= Dataset excerpt =
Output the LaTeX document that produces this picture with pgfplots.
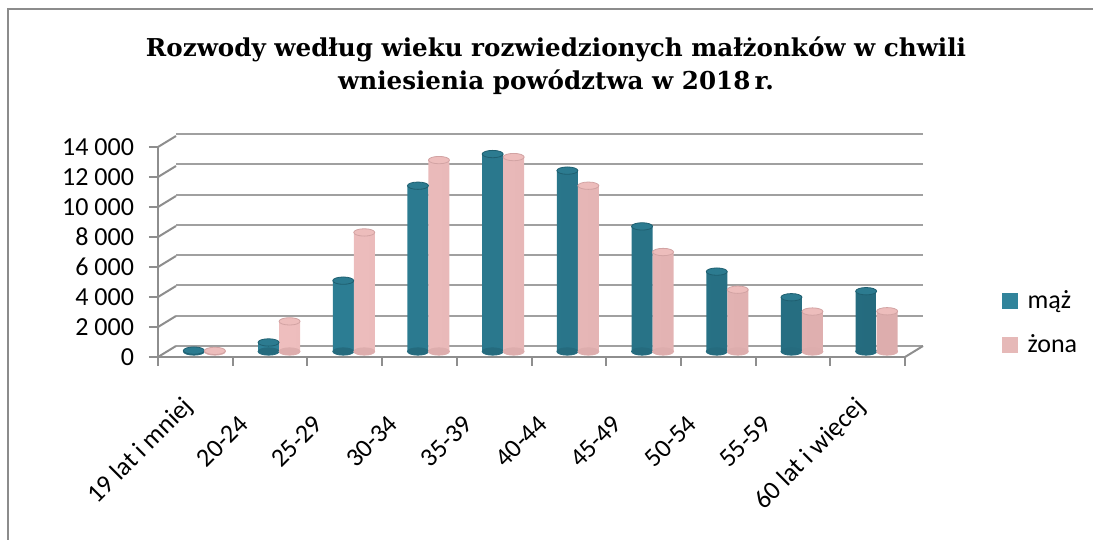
\documentclass[border=0pt]{standalone}
\usepackage{fontspec}
\setmainfont{Carlito}
\newfontfamily\titlefont{DejaVu Serif}
\usepackage{pgfplots}
\usepackage{pgfplotstable}
\pgfplotsset{compat=1.18}

\definecolor{mazTop}{HTML}{2C7B90}
\definecolor{mazRim}{HTML}{1F5F70}
\definecolor{mazL}{HTML}{2E8299}
\definecolor{mazM}{HTML}{3B98B1}
\definecolor{mazR}{HTML}{256B7E}
\definecolor{mazc}{HTML}{31849B}
\definecolor{zonTop}{HTML}{EDBDBC}
\definecolor{zonRim}{HTML}{D2A3A3}
\definecolor{zonL}{HTML}{F0C0C0}
\definecolor{zonM}{HTML}{F8D0D0}
\definecolor{zonR}{HTML}{DDADAD}
\definecolor{zonc}{HTML}{E6B9B8}
\definecolor{gridc}{HTML}{A0A0A0}
\definecolor{axisc}{HTML}{8E8E8E}
\definecolor{framec}{HTML}{8C8C8C}

\pgfplotstableread{
x maz zona base
0 60 40 0
1 600 2000 0
2 4700 7900 0
3 11000 12700 0
4 13100 12900 0
5 12000 11000 0
6 8300 6600 0
7 5300 4100 0
8 3600 2650 0
9 4000 2670 0
}\data

\begin{document}
\begin{tikzpicture}
\useasboundingbox (0,0) rectangle (546.5pt,270pt);
\draw[framec, line width=1pt] (4pt,0) -- (4pt,265.5pt) -- (546.5pt,265.5pt);

\node[anchor=base, font=\titlefont\bfseries\fontsize{12.3}{14}\selectfont] at (278pt,241.7pt) {Rozwody według wieku rozwiedzionych małżonków w chwili};
\node[anchor=base, font=\titlefont\bfseries\fontsize{12.3}{14}\selectfont] at (278pt,225pt) {wniesienia powództwa w 2018\,r.};

% back wall
\begin{axis}[at={(88pt,97pt)}, anchor=south west, scale only axis,
  width=373.5pt, height=106pt, xmin=-0.5, xmax=9.5, ymin=0, ymax=14000,
  scaled y ticks=false,
  axis line style={draw=none}, xtick=\empty, ytick={0,2000,...,14000},
  yticklabels={}, major tick length=0pt, ymajorgrids,
  major grid style={gridc, line width=1pt}]
\end{axis}

% bars (middle plane)
\begin{axis}[at={(83.5pt,94.25pt)}, anchor=south west, scale only axis,
  width=373.5pt, height=105.5pt, xmin=-0.5, xmax=9.5, ymin=0, ymax=14000,
  scaled y ticks=false,
  axis line style={draw=none}, xtick=\empty, ytick=\empty, clip=false,
  legend style={at={(1.117,0.31)}, anchor=north west, draw=none, fill=none,
    font=\fontsize{13}{15}\selectfont, row sep=7.5pt, column sep=3pt, inner sep=0pt},
  legend cell align=left]
\addplot[forget plot, only marks, mark=*, mark size=5.25pt, color=mazR,
  mark options={xshift=-5.25pt, yscale=0.35, fill=mazR, draw=mazR}]
  table[x=x, y=base]{\data};
\addplot[forget plot, only marks, mark=*, mark size=5.25pt, color=zonR,
  mark options={xshift=5.25pt, yscale=0.35, fill=zonR, draw=zonR}]
  table[x=x, y=base]{\data};
\addplot[forget plot, ybar, bar width=10.5pt, bar shift=-5.25pt, draw=none,
  left color=mazL, middle color=mazM, right color=mazR]
  table[x=x, y=maz]{\data};
\addplot[forget plot, only marks, mark=*, mark size=5.25pt, color=mazRim,
  mark options={xshift=-5.25pt, yscale=0.35, fill=mazTop, draw=mazRim, line width=0.4pt}]
  table[x=x, y=maz]{\data};
\addplot[forget plot, ybar, bar width=10.5pt, bar shift=5.25pt, draw=none,
  left color=zonL, middle color=zonM, right color=zonR]
  table[x=x, y=zona]{\data};
\addplot[forget plot, only marks, mark=*, mark size=5.25pt, color=zonRim,
  mark options={xshift=5.25pt, yscale=0.35, fill=zonTop, draw=zonRim, line width=0.4pt}]
  table[x=x, y=zona]{\data};
\addlegendimage{legend image code/.code={\fill[mazc] (0pt,-3.75pt) rectangle (7.5pt,3.75pt);}}
\addlegendentry{mąż}
\addlegendimage{legend image code/.code={\fill[zonc] (0pt,-3.75pt) rectangle (7.5pt,3.75pt);}}
\addlegendentry{żona}
\end{axis}

% front axis
\begin{axis}[at={(79pt,91.5pt)}, anchor=south west, scale only axis,
  width=373.5pt, height=105pt, xmin=-0.5, xmax=9.5, ymin=0, ymax=14000,
  scaled y ticks=false, clip=false,
  axis x line*=bottom, axis y line*=left,
  axis line style={draw=axisc, line width=1pt},
  tick style={draw=axisc, line width=1pt},
  tick align=outside, major tick length=4.5pt, minor tick length=4.5pt,
  ytick={0,2000,...,14000},
  yticklabels={0,{2 000},{4 000},{6 000},{8 000},{10 000},{12 000},{14 000}},
  xtick={0,...,9},
  minor xtick={-0.5,0.5,...,9.5},
  major x tick style={draw=none},
  xticklabels={19 lat i mniej,{20-24\hspace*{13pt}},{25-29\hspace*{13pt}},{30-34\hspace*{13pt}},{35-39\hspace*{13pt}},{40-44\hspace*{13pt}},{45-49\hspace*{13pt}},{50-54\hspace*{13pt}},{55-59\hspace*{13pt}},60 lat i więcej},
  tick label style={font=\fontsize{13}{15}\selectfont},
  yticklabel style={xshift=-4pt},
  xticklabel style={xshift=-7pt, yshift=-13pt, rotate=45, anchor=north east, inner sep=1pt}]
\pgfplotsinvokeforeach{0,2000,4000,6000,8000,10000,12000,14000}{
  \draw[axisc, line width=1pt] (axis cs:-0.5,#1) -- ++(9pt,5.5pt);
}
\draw[axisc, line width=1pt] (axis cs:9.5,0) -- ++(9pt,5.5pt);
\end{axis}
\end{tikzpicture}
\end{document}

= Description of the task =
The pictures should not be reproduced; quote all of the other material exactly.

= Reply to the exercise =
Output the LaTeX document that produces this picture with pgfplots.
\documentclass[border=0pt]{standalone}
\usepackage{fontspec}
\setmainfont{Carlito}
\newfontfamily\titlefont{DejaVu Serif}
\usepackage{pgfplots}
\usepackage{pgfplotstable}
\pgfplotsset{compat=1.18}

\definecolor{mazTop}{HTML}{2C7B90}
\definecolor{mazRim}{HTML}{1F5F70}
\definecolor{mazL}{HTML}{2E8299}
\definecolor{mazM}{HTML}{3B98B1}
\definecolor{mazR}{HTML}{256B7E}
\definecolor{mazc}{HTML}{31849B}
\definecolor{zonTop}{HTML}{EDBDBC}
\definecolor{zonRim}{HTML}{D2A3A3}
\definecolor{zonL}{HTML}{F0C0C0}
\definecolor{zonM}{HTML}{F8D0D0}
\definecolor{zonR}{HTML}{DDADAD}
\definecolor{zonc}{HTML}{E6B9B8}
\definecolor{gridc}{HTML}{A0A0A0}
\definecolor{axisc}{HTML}{8E8E8E}
\definecolor{framec}{HTML}{8C8C8C}

\pgfplotstableread{
x maz zona base
0 60 40 0
1 600 2000 0
2 4700 7900 0
3 11000 12700 0
4 13100 12900 0
5 12000 11000 0
6 8300 6600 0
7 5300 4100 0
8 3600 2650 0
9 4000 2670 0
}\data

\begin{document}
\begin{tikzpicture}
\useasboundingbox (0,0) rectangle (546.5pt,270pt);
\draw[framec, line width=1pt] (4pt,0) -- (4pt,265.5pt) -- (546.5pt,265.5pt);

\node[anchor=base, font=\titlefont\bfseries\fontsize{12.3}{14}\selectfont] at (278pt,241.7pt) {Rozwody według wieku rozwiedzionych małżonków w chwili};
\node[anchor=base, font=\titlefont\bfseries\fontsize{12.3}{14}\selectfont] at (278pt,225pt) {wniesienia powództwa w 2018\,r.};

% back wall
\begin{axis}[at={(88pt,97pt)}, anchor=south west, scale only axis,
  width=373.5pt, height=106pt, xmin=-0.5, xmax=9.5, ymin=0, ymax=14000,
  scaled y ticks=false,
  axis line style={draw=none}, xtick=\empty, ytick={0,2000,...,14000},
  yticklabels={}, major tick length=0pt, ymajorgrids,
  major grid style={gridc, line width=1pt}]
\end{axis}

% bars (middle plane)
\begin{axis}[at={(83.5pt,94.25pt)}, anchor=south west, scale only axis,
  width=373.5pt, height=105.5pt, xmin=-0.5, xmax=9.5, ymin=0, ymax=14000,
  scaled y ticks=false,
  axis line style={draw=none}, xtick=\empty, ytick=\empty, clip=false,
  legend style={at={(1.117,0.31)}, anchor=north west, draw=none, fill=none,
    font=\fontsize{13}{15}\selectfont, row sep=7.5pt, column sep=3pt, inner sep=0pt},
  legend cell align=left]
\addplot[forget plot, only marks, mark=*, mark size=5.25pt, color=mazR,
  mark options={xshift=-5.25pt, yscale=0.35, fill=mazR, draw=mazR}]
  table[x=x, y=base]{\data};
\addplot[forget plot, only marks, mark=*, mark size=5.25pt, color=zonR,
  mark options={xshift=5.25pt, yscale=0.35, fill=zonR, draw=zonR}]
  table[x=x, y=base]{\data};
\addplot[forget plot, ybar, bar width=10.5pt, bar shift=-5.25pt, draw=none,
  left color=mazL, middle color=mazM, right color=mazR]
  table[x=x, y=maz]{\data};
\addplot[forget plot, only marks, mark=*, mark size=5.25pt, color=mazRim,
  mark options={xshift=-5.25pt, yscale=0.35, fill=mazTop, draw=mazRim, line width=0.4pt}]
  table[x=x, y=maz]{\data};
\addplot[forget plot, ybar, bar width=10.5pt, bar shift=5.25pt, draw=none,
  left color=zonL, middle color=zonM, right color=zonR]
  table[x=x, y=zona]{\data};
\addplot[forget plot, only marks, mark=*, mark size=5.25pt, color=zonRim,
  mark options={xshift=5.25pt, yscale=0.35, fill=zonTop, draw=zonRim, line width=0.4pt}]
  table[x=x, y=zona]{\data};
\addlegendimage{legend image code/.code={\fill[mazc] (0pt,-3.75pt) rectangle (7.5pt,3.75pt);}}
\addlegendentry{mąż}
\addlegendimage{legend image code/.code={\fill[zonc] (0pt,-3.75pt) rectangle (7.5pt,3.75pt);}}
\addlegendentry{żona}
\end{axis}

% front axis
\begin{axis}[at={(79pt,91.5pt)}, anchor=south west, scale only axis,
  width=373.5pt, height=105pt, xmin=-0.5, xmax=9.5, ymin=0, ymax=14000,
  scaled y ticks=false, clip=false,
  axis x line*=bottom, axis y line*=left,
  axis line style={draw=axisc, line width=1pt},
  tick style={draw=axisc, line width=1pt},
  tick align=outside, major tick length=4.5pt, minor tick length=4.5pt,
  ytick={0,2000,...,14000},
  yticklabels={0,{2 000},{4 000},{6 000},{8 000},{10 000},{12 000},{14 000}},
  xtick={0,...,9},
  minor xtick={-0.5,0.5,...,9.5},
  major x tick style={draw=none},
  xticklabels={19 lat i mniej,{20-24\hspace*{13pt}},{25-29\hspace*{13pt}},{30-34\hspace*{13pt}},{35-39\hspace*{13pt}},{40-44\hspace*{13pt}},{45-49\hspace*{13pt}},{50-54\hspace*{13pt}},{55-59\hspace*{13pt}},60 lat i więcej},
  tick label style={font=\fontsize{13}{15}\selectfont},
  yticklabel style={xshift=-4pt},
  xticklabel style={xshift=-7pt, yshift=-13pt, rotate=45, anchor=north east, inner sep=1pt}]
\pgfplotsinvokeforeach{0,2000,4000,6000,8000,10000,12000,14000}{
  \draw[axisc, line width=1pt] (axis cs:-0.5,#1) -- ++(9pt,5.5pt);
}
\draw[axisc, line width=1pt] (axis cs:9.5,0) -- ++(9pt,5.5pt);
\end{axis}
\end{tikzpicture}
\end{document}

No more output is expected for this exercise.